== Records supplied

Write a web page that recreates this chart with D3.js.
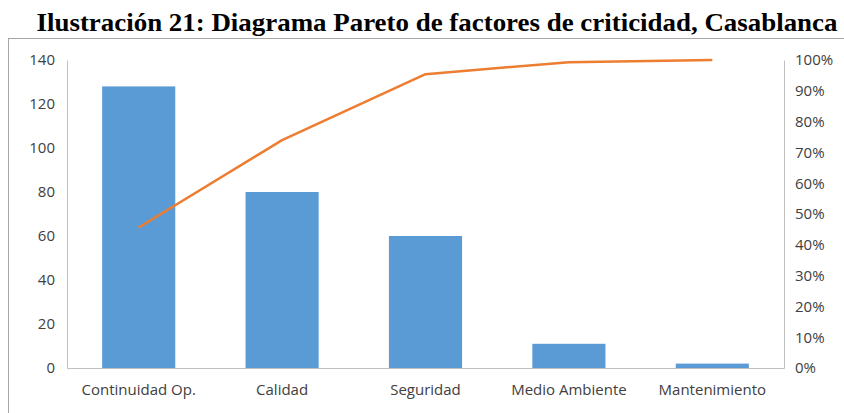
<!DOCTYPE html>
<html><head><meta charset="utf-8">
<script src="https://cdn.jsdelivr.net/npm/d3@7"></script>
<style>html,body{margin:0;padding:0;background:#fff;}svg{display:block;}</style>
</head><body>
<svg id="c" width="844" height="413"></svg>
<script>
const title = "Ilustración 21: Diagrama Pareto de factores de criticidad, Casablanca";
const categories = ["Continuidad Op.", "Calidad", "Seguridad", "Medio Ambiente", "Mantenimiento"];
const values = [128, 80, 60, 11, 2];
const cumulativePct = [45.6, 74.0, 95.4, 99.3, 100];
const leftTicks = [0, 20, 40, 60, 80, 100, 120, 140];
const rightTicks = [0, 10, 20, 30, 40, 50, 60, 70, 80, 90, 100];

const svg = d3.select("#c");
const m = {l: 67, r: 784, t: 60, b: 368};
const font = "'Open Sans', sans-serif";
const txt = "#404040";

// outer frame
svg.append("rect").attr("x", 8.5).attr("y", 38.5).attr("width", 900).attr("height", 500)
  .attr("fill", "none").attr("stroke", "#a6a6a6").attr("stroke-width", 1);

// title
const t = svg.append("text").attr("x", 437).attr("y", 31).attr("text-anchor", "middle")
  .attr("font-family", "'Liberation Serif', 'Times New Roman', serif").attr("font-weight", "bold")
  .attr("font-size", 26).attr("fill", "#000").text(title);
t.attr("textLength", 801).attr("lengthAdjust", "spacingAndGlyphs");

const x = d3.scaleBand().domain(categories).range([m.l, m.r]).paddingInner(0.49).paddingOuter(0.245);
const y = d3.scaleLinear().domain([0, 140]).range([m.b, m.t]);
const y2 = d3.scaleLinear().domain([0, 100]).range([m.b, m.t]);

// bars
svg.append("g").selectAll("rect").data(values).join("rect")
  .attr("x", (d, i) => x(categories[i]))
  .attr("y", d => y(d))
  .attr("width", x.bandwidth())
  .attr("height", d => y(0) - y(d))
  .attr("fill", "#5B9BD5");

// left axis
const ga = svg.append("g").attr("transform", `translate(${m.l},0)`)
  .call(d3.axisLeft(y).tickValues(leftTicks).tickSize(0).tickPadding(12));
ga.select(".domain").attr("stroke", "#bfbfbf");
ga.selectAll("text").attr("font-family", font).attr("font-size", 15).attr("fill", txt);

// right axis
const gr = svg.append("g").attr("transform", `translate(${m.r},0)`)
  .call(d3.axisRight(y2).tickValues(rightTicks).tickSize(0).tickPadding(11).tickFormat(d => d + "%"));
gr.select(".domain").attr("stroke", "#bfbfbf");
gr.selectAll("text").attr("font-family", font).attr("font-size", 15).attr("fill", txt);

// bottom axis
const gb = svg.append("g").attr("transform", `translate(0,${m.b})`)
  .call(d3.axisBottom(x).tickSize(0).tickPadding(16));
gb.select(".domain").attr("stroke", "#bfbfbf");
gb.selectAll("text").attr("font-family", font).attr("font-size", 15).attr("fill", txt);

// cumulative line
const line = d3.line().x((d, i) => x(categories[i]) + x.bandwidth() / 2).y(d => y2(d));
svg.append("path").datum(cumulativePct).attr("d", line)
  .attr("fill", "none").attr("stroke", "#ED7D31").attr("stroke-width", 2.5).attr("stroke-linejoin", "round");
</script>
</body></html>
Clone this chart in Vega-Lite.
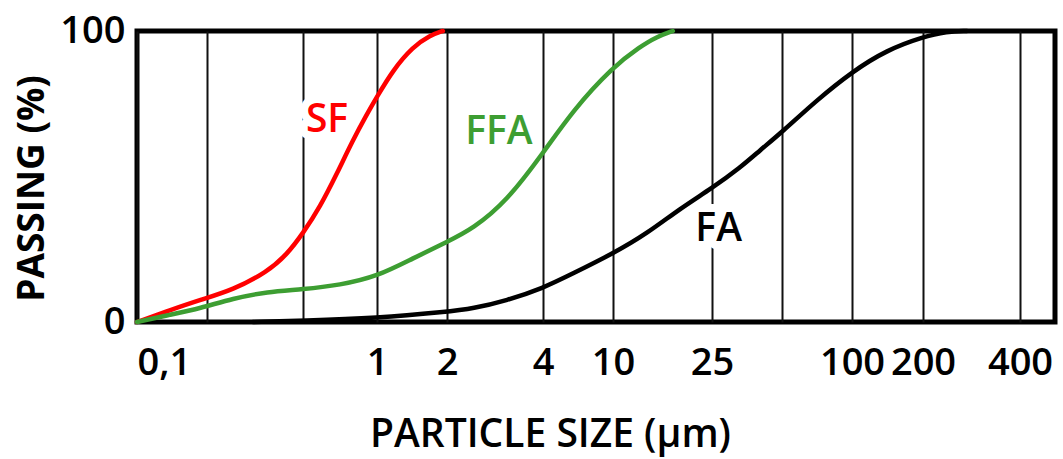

====

Start at the top of the entries and repeat each line exactly, ending at the line that contains "80, 90, 100];". Pictures are not part of the copy.

Write a web page that recreates this chart with D3.js.
<!DOCTYPE html>
<html><head><meta charset="utf-8">
<script src="https://cdn.jsdelivr.net/npm/d3@7"></script>
<style>html,body{margin:0;padding:0;background:#fff;}svg{display:block;}</style>
</head><body>
<svg id="c" width="844" height="413"></svg>
<script>
const title = "Ilustración 21: Diagrama Pareto de factores de criticidad, Casablanca";
const categories = ["Continuidad Op.", "Calidad", "Seguridad", "Medio Ambiente", "Mantenimiento"];
const values = [128, 80, 60, 11, 2];
const cumulativePct = [45.6, 74.0, 95.4, 99.3, 100];
const leftTicks = [0, 20, 40, 60, 80, 100, 120, 140];
const rightTicks = [0, 10, 20, 30, 40, 50, 60, 70, 80, 90, 100];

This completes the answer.